#### [WHAT YOU ARE ASKED TO DO]
Return the lines below exactly, from the first line to the line that contains "from bokeh.resources import INLINE". Leave out pictures.

#### [INFORMATION SUPPLIED]
____________

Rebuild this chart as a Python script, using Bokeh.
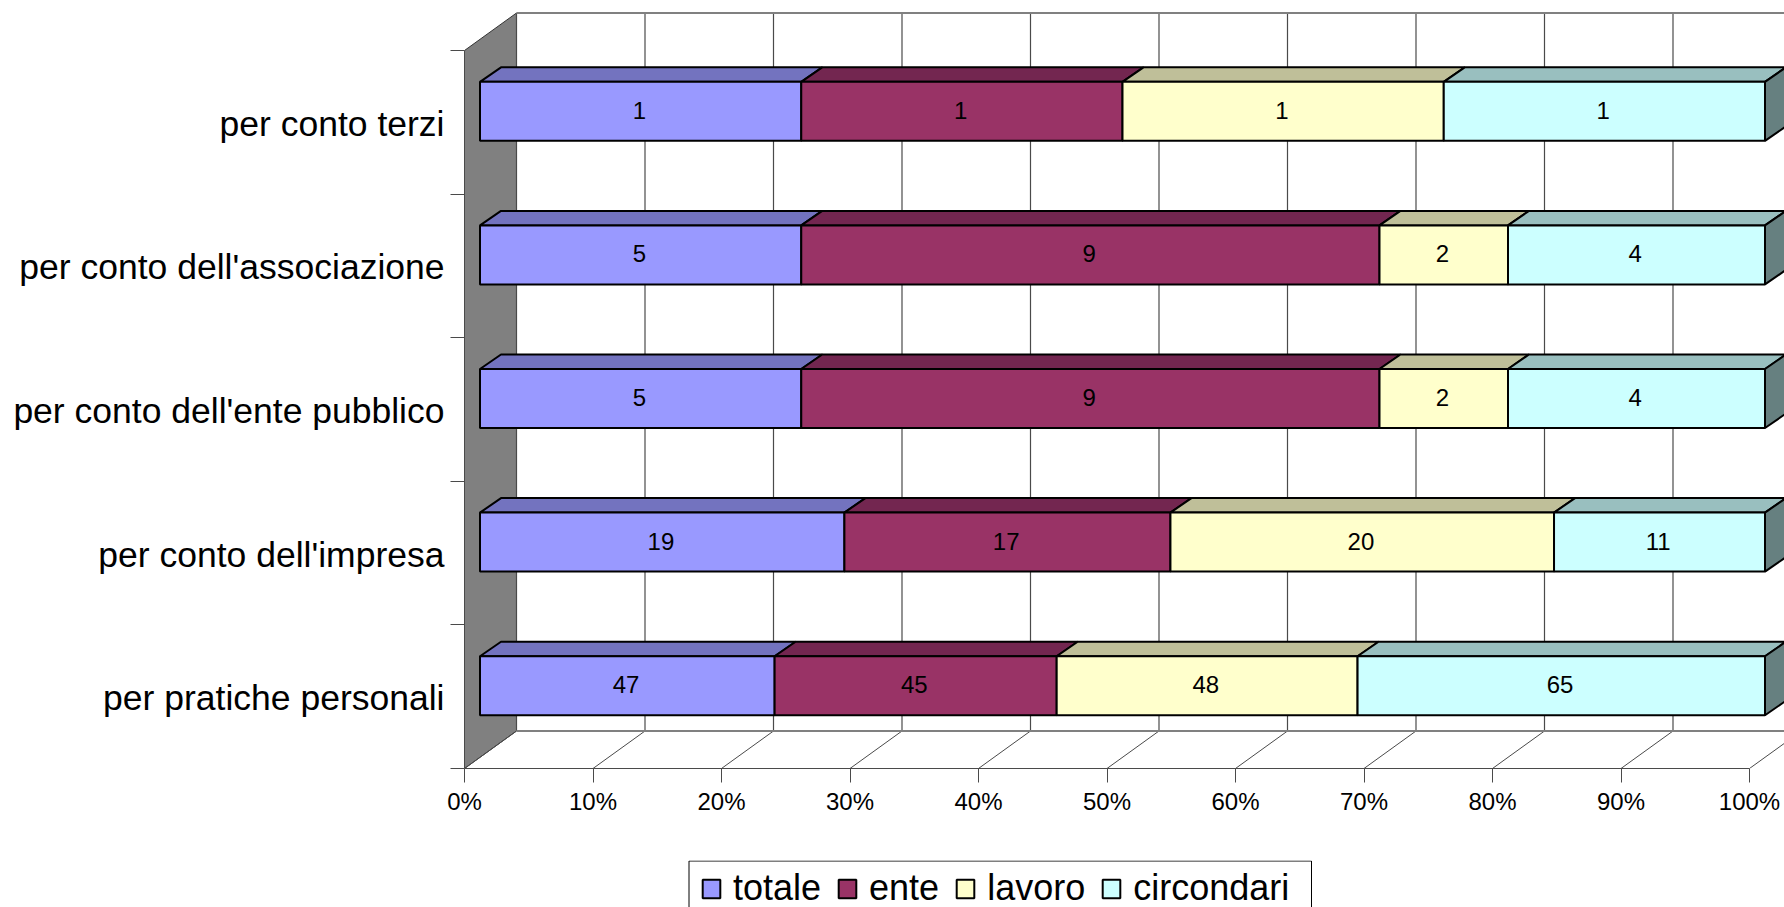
from bokeh.embed import file_html
from bokeh.layouts import column
from bokeh.models import FixedTicker, Legend, LegendItem, Range1d
from bokeh.plotting import figure
from bokeh.core.properties import value
from bokeh.resources import INLINE

# Chart data, bottom category first
categories = [
    "per pratiche personali",
    "per conto dell'impresa",
    "per conto dell'ente pubblico",
    "per conto dell'associazione",
    "per conto terzi",
]
totale = [47, 19, 5, 5, 1]
ente = [45, 17, 9, 9, 1]
lavoro = [48, 20, 2, 2, 1]
circondari = [65, 11, 4, 4, 1]
series_names = ["totale", "ente", "lavoro", "circondari"]
percent_ticks = [0, 10, 20, 30, 40, 50, 60, 70, 80, 90, 100]

front_colors = ["#9999FF", "#993366", "#FFFFCC", "#CCFFFF"]
top_colors = ["#7373BF", "#732650", "#BFBF99", "#99BFBF"]
side_color = "#668080"
wall_color = "#808080"
grid_color = "#4a4a4a"
FONT = "Liberation Sans"

# Plot scale: pixels per percent and pixels per category
PX_X = 12.85
PX_Y = 143.6
FRAME_W, FRAME_H = 1320, 768

# Oblique projection: offset of the back wall, and of the bars inside the depth
WALL_DX, WALL_DY = 52 / PX_X, 37.5 / PX_Y
BAR_INSET = 15.5 / PX_X
BAR_DX, BAR_DY = 21 / PX_X, 14.5 / PX_Y
BAR_BOTTOM, BAR_HEIGHT = 0.371, 0.411
BAR_LINE = 2

p = figure(
    width=1784, height=860, frame_width=FRAME_W, frame_height=FRAME_H,
    min_border_left=464, min_border_right=0, min_border_top=0, min_border_bottom=92,
    x_range=Range1d(0, FRAME_W / PX_X), y_range=Range1d(0, FRAME_H / PX_Y),
    output_backend="svg", toolbar_location=None, background_fill_color="white",
    border_fill_color="white",
)
p.outline_line_color = None
p.grid.visible = False

# Percent axis along the front edge of the floor
xa = p.xaxis[0]
xa.ticker = FixedTicker(ticks=percent_ticks)
xa.major_label_overrides = {t: f"{t}%" for t in percent_ticks}
xa.bounds = (0, 100)
xa.major_tick_in = 0
xa.major_tick_out = 14
xa.major_tick_line_color = grid_color
xa.axis_line_color = grid_color
xa.major_label_standoff = 5
xa.major_label_text_font = FONT
xa.major_label_text_font_size = "24px"
xa.major_label_text_color = "black"

# Category axis: labels at the middle of each band, tick marks at the band edges
ya = p.yaxis[0]
mids = [i + 0.49 for i in range(len(categories))]
ya.ticker = FixedTicker(ticks=mids, minor_ticks=list(range(len(categories) + 1)))
ya.major_label_overrides = dict(zip(mids, categories))
ya.bounds = (0, len(categories))
ya.major_tick_in = 0
ya.major_tick_out = 0
ya.minor_tick_in = 0
ya.minor_tick_out = 14
ya.minor_tick_line_color = grid_color
ya.axis_line_color = grid_color
ya.major_label_standoff = 6
ya.major_label_text_font = FONT
ya.major_label_text_font_size = "35.5px"
ya.major_label_text_color = "black"

n = len(categories)

# Left wall
p.patch([0, WALL_DX, WALL_DX, 0], [0, WALL_DY, n + WALL_DY, n],
        fill_color=wall_color, line_color="#333333", line_width=1)

# Gridlines on the back wall and across the floor
p.segment([t + WALL_DX for t in percent_ticks], [WALL_DY] * 11,
          [t + WALL_DX for t in percent_ticks], [n + WALL_DY] * 11,
          line_color=grid_color, line_width=1.2)
p.segment(percent_ticks, [0] * 11,
          [t + WALL_DX for t in percent_ticks], [WALL_DY] * 11,
          line_color=grid_color, line_width=1)
for y in (WALL_DY, n + WALL_DY):
    p.line([WALL_DX, 100 + WALL_DX], [y, y], line_color="#808080", line_width=2)

# Stacked bars with a top face on every segment and a side face at the end
series = [totale, ente, lavoro, circondari]
label_x, label_y, label_t = [], [], []
for i, (name, values) in enumerate(zip(series_names, series)):
    left, right, bottom, top = [], [], [], []
    top_xs, top_ys = [], []
    for c in range(n):
        total = sum(s[c] for s in series)
        start = sum(s[c] for s in series[:i]) / total * 100 + BAR_INSET
        end = start + values[c] / total * 100
        y0 = c + BAR_BOTTOM
        y1 = y0 + BAR_HEIGHT
        left.append(start)
        right.append(end)
        bottom.append(y0)
        top.append(y1)
        top_xs.append([start, end, end + BAR_DX, start + BAR_DX])
        top_ys.append([y1, y1, y1 + BAR_DY, y1 + BAR_DY])
        label_x.append((start + end) / 2 - 0.1)
        label_y.append((y0 + y1) / 2 + 0.007)
        label_t.append(str(values[c]))
    p.patches(top_xs, top_ys, fill_color=top_colors[i], line_color="black", line_width=BAR_LINE)
    if i == len(series) - 1:
        p.patches(
            [[r, r + BAR_DX, r + BAR_DX, r] for r in right],
            [[b, b + BAR_DY, t + BAR_DY, t] for b, t in zip(bottom, top)],
            fill_color=side_color, line_color="black", line_width=BAR_LINE,
        )
    p.quad(left=left, right=right, bottom=bottom, top=top,
           fill_color=front_colors[i], line_color="black", line_width=BAR_LINE)

p.text(label_x, label_y, text=label_t, text_font=value(FONT), text_font_size=value("24px"),
       text_align="center", text_baseline="middle", text_color="black")

# Legend strip along the bottom of the page; its box runs past the page edge
key = figure(
    width=1784, height=47, x_range=Range1d(0, FRAME_W), y_range=Range1d(0, 47),
    min_border=0, output_backend="svg", toolbar_location=None,
    x_axis_location=None, y_axis_location=None,
)
key.outline_line_color = None
key.grid.visible = False
key.quad(left=[224.5], right=[847], bottom=[-20], top=[46.5],
         fill_color="white", line_color="black", line_width=1)
legend_items = []
nan = float("nan")
for name, color in zip(series_names, front_colors):
    swatch = key.quad(left=[nan], right=[nan], bottom=[nan], top=[nan],
                      fill_color=color, line_color="black", line_width=BAR_LINE)
    legend_items.append(LegendItem(label=name, renderers=[swatch]))
legend = Legend(
    items=legend_items, orientation="horizontal", location=(236, -2),
    glyph_width=22, glyph_height=23, label_standoff=11, spacing=15, padding=7, margin=0,
    label_text_font=FONT, label_text_font_size="36px",
    label_text_color="black", border_line_color=None,
    background_fill_alpha=0, label_height=23,
)
key.add_layout(legend, "center")

open("out.html", "w").write(file_html(column(p, key, spacing=0), INLINE))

____________

#### [OUTPUT]
Rebuild this chart as a Python script, using Bokeh.
from bokeh.embed import file_html
from bokeh.layouts import column
from bokeh.models import FixedTicker, Legend, LegendItem, Range1d
from bokeh.plotting import figure
from bokeh.core.properties import value
from bokeh.resources import INLINE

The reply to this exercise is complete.